O aquecimento sem precedentes das últimas semanas ocorre no momento em que é divulgado um estudo que desenha um cenário extremamente preocupante de elevação da temperatura oceânica pelas mudanças climáticas. Os cientistas estão tão alarmados com o novo estudo sobre o aquecimento dos oceanos que alguns se recusaram a falar sobre isso oficialmente, informou a BBC em reportagem publicada na terça-feira.

Oceanos absorvem energia da atmosfera que aquece aceleradamente e são essenciais no equilíbrio climático. É o que faz os oceanos aquecerem em proporção menor que áreas de terra. Cientistas temem que a capacidade de os oceanos absorverem a energia do aquecimento global seja cada vez menor. | UNIVERSIDADE DE COLUMBIA

“Um mencionou estar ‘extremamente preocupado e completamente estressado'”, informou a rede britânica sobre um cientista que foi abordado sobre uma pesquisa publicada na revista Earth System Science Data em 17 de abril, pois o estudo alertou que o oceano está esquentando mais rapidamente do que especialistas perceberam anteriormente, representando um risco maior de aumento do nível do mar, clima extremo e perda de ecossistemas marinhos.

Cientistas de instituições como Mercator Ocean International, na França, Scripps Institution of Oceanography, nos Estados Unidos, e Royal Netherlands Institute for Sea Research, da Holanda, colaboraram para descobrir que, como o planeta acumulou tanto calor nos últimos 15 anos quanto nos 45 anteriores anos, a maior parte do excesso de calor foi absorvida pelos oceanos.

Em março, pesquisadores que examinaram o oceano na costa Leste da América do Norte descobriram que a superfície da água estava 13,8°C mais quente que a temperatura média entre 1981 e 2011. O estudo observa que uma queda rápida na poluição relacionada ao transporte marítimo pode estar por trás de alguns dos aquecimentos mais recentes, uma vez que os regulamentos de combustível introduzidos em 2020 pela Organização Marítima Internacional reduziram as partículas de aerossol que refletem o calor na atmosfera e fizeram com que o oceano absorvesse mais energia.

Mas isso não leva em conta o aumento da temperatura média global da superfície do oceano em 0,9°C em relação aos níveis pré-industriais, com 0,6°C ocorrendo nas últimas quatro décadas.

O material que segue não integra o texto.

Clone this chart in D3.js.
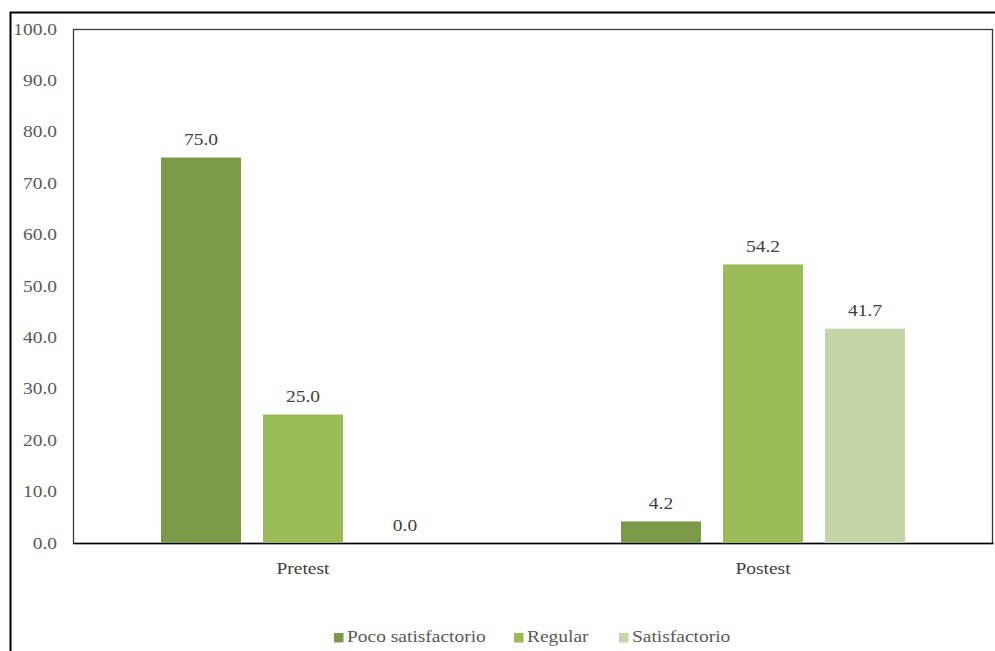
<!DOCTYPE html>
<html>
<head>
<meta charset="utf-8">
<script src="https://cdn.jsdelivr.net/npm/d3@7"></script>
<style>
  html, body { margin: 0; padding: 0; background: #fff; }
  svg { display: block; }
</style>
</head>
<body>
<svg id="chart" width="995" height="651"></svg>
<script>
// Grouped bars: satisfaction levels before and after
const groups = ["Pretest", "Postest"];
const seriesNames = ["Poco satisfactorio", "Regular", "Satisfactorio"];
const pretestValues = [75.0, 25.0, 0.0];
const postestValues = [4.2, 54.2, 41.7];
const yTicks = [0, 10, 20, 30, 40, 50, 60, 70, 80, 90, 100];
const colors = ["#7A9A48", "#9BBB59", "#C4D6A8"];

const FONT = "'Liberation Serif', serif";
const FS = 16.5;      // font size
const SX = 1.18;      // horizontal stretch of the type
const values = [pretestValues, postestValues];
const svg = d3.select("#chart");

// Widen a text element horizontally around its anchor point
function stretch(sel) {
  sel.each(function() {
    const t = d3.select(this);
    const x = +t.attr("x") || 0, y = +t.attr("y") || 0;
    t.attr("x", null).attr("y", null)
      .attr("transform", `translate(${x},${y}) scale(${SX},1)`);
  });
}

// Outer frame
svg.append("path")
  .attr("d", "M10.5,651 V12.5 H995")
  .attr("fill", "none").attr("stroke", "#000").attr("stroke-width", 2);

const plot = { left: 73, right: 993, top: 29, bottom: 543 };

const x0 = d3.scaleBand().domain(groups).range([plot.left, plot.right]).paddingInner(0).paddingOuter(0);
const x1 = d3.scaleBand().domain(seriesNames).range([0, x0.bandwidth()]).paddingInner(0.2157).paddingOuter(0.863);
const y = d3.scaleLinear().domain([0, 100]).range([plot.bottom, plot.top]);

// Plot area box
svg.append("rect")
  .attr("x", plot.left + 0.5).attr("y", plot.top + 0.5)
  .attr("width", plot.right - plot.left - 1).attr("height", plot.bottom - plot.top)
  .attr("fill", "none").attr("stroke", "#3a3a3a").attr("stroke-width", 1.3);

// Y axis labels
const yAxis = d3.axisLeft(y).tickValues(yTicks).tickFormat(d3.format(".1f")).tickSize(0).tickPadding(16);
const gy = svg.append("g").attr("transform", `translate(${plot.left},0)`).call(yAxis);
gy.attr("font-family", null).attr("font-size", null);
gy.select(".domain").remove();
gy.selectAll("text").attr("dy", null).attr("y", 5)
  .attr("font-size", FS).attr("fill", "#595959").style("font-family", FONT)
  .call(stretch);

// X axis
const xAxis = d3.axisBottom(x0).tickSize(0).tickPadding(19);
const gx = svg.append("g").attr("transform", `translate(0,${plot.bottom})`).call(xAxis);
gx.attr("font-family", null).attr("font-size", null);
gx.select(".domain").attr("stroke", "#000").attr("stroke-width", 1.5);
gx.selectAll("text").attr("dy", null).attr("y", 31)
  .attr("font-size", FS).attr("fill", "#404040").style("font-family", FONT)
  .call(stretch);

// Bars
const gGroups = svg.append("g").selectAll("g").data(groups).join("g")
  .attr("transform", d => `translate(${x0(d)},0)`);

gGroups.each(function(g, gi) {
  const sel = d3.select(this);
  const data = seriesNames.map((s, i) => ({ s, i, v: values[gi][i] }));
  sel.selectAll("rect").data(data).join("rect")
    .attr("x", d => x1(d.s))
    .attr("y", d => y(d.v))
    .attr("width", x1.bandwidth())
    .attr("height", d => y(0) - y(d.v))
    .attr("fill", d => colors[d.i]);
  sel.selectAll("text.lbl").data(data).join("text")
    .attr("class", "lbl")
    .attr("x", d => x1(d.s) + x1.bandwidth() / 2)
    .attr("y", d => y(d.v) - 12.5)
    .attr("text-anchor", "middle")
    .attr("font-size", FS).attr("fill", "#404040")
    .style("font-family", FONT)
    .text(d => d3.format(".1f")(d.v))
    .call(stretch);
});

// Legend
const legendSquareX = [334, 514, 619];
seriesNames.forEach((s, i) => {
  svg.append("rect").attr("x", legendSquareX[i]).attr("y", 633)
    .attr("width", 9.5).attr("height", 9.5).attr("fill", colors[i]);
  svg.append("text").attr("x", legendSquareX[i] + 13).attr("y", 642)
    .attr("font-size", FS).attr("fill", "#595959")
    .style("font-family", FONT).text(s)
    .call(stretch);
});
</script>
</body>
</html>
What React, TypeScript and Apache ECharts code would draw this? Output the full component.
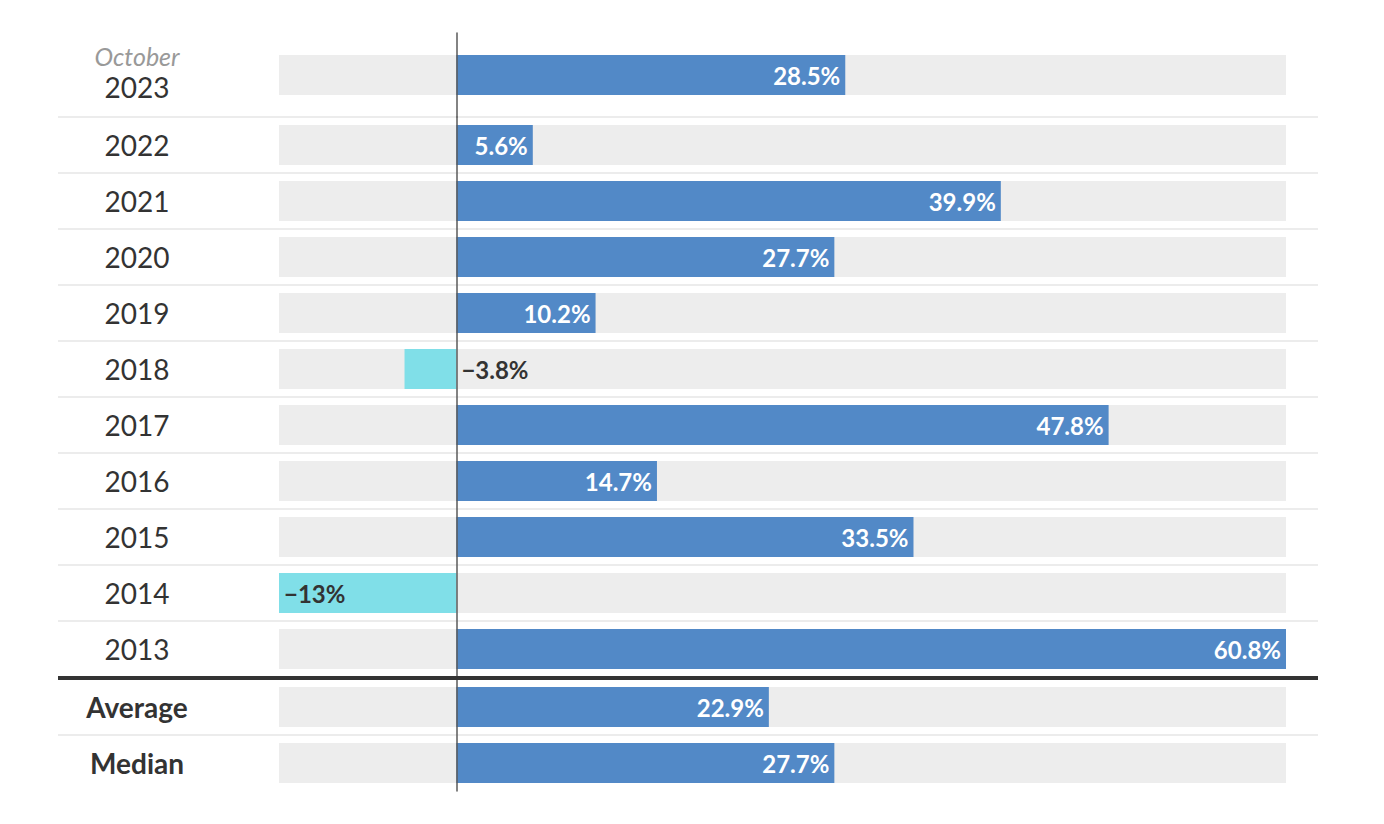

O estudo representa “um daqueles momentos de ‘sente-se e leia com muito cuidado’, disse o ex-editor de ciência da BBC David Shukman sobre o aquecimento oceânico que descreve como “fenomenal”.

A principal autora do estudo, Karina Von Schuckmann, da Mercator Ocean International, disse à BBC que “ainda não está bem estabelecido, por que uma mudança tão rápida e tão grande está acontecendo”. “Dobramos o calor no sistema climático nos últimos 15 anos, não quero dizer que seja mudança climática, ou variabilidade natural ou uma mistura de ambos, ainda não sabemos”, disse ela. “Mas nós vemos essa mudança”.

Oceanos são essenciais no equilíbrio climático

Os cientistas sempre alertaram que a queima contínua de combustíveis fósseis pelos humanos está aquecendo o planeta e incluindo os oceanos. Oceanos mais quentes podem levar a um maior derretimento glacial, o que por sua vez enfraquece as correntes oceânicas que transportam água quente por todo o mundo e sustentam a cadeia alimentar global. Oceanos mais quentes aumentam a intensidade de furacões e tempestades tropicais, a acidificação dos oceanos e aumento do nível do mar devido à expansão térmica.

A Grande Barreira de Corais da Austrália sofre com branqueamento “generalizado” por temperaturas acima da média do oceano no Nordeste da Austrália que ameaçam o já em dificuldades patrimônio mundial. | GLENN NICHOLLS/AFP/METSUL METEOROLOGIA

Um estudo publicado no início deste ano também descobriu que o aumento da temperatura do oceano combinado com altos níveis de salinidade leva à perda de oxigênio na água.

“A própria desoxigenação é um pesadelo não apenas para a vida e os ecossistemas marinhos, mas também para os humanos e nossos ecossistemas terrestres”, disseram pesquisadores da Academia Chinesa de Ciências, do Centro Nacional de Pesquisa Atmosférica e da Administração Nacional Oceânica e Atmosférica em janeiro. “Reduzir a diversidade oceânica e deslocar espécies importantes pode causar estragos em comunidades dependentes da pesca e suas economias, e isso pode ter um efeito cascata na maneira como a maioria das pessoas consegue interagir com seu ambiente”.

Os oceanos do mundo são uma ferramenta crucial na moderação do clima, pois absorvem o calor retido na atmosfera pelos gases de efeito estufa. O excessivo aquecimento levou a preocupações entre os cientistas de que “à medida que mais calor vai para o oceano, as águas possam ser menos capazes de armazenar o excesso de energia”, informou a BBC.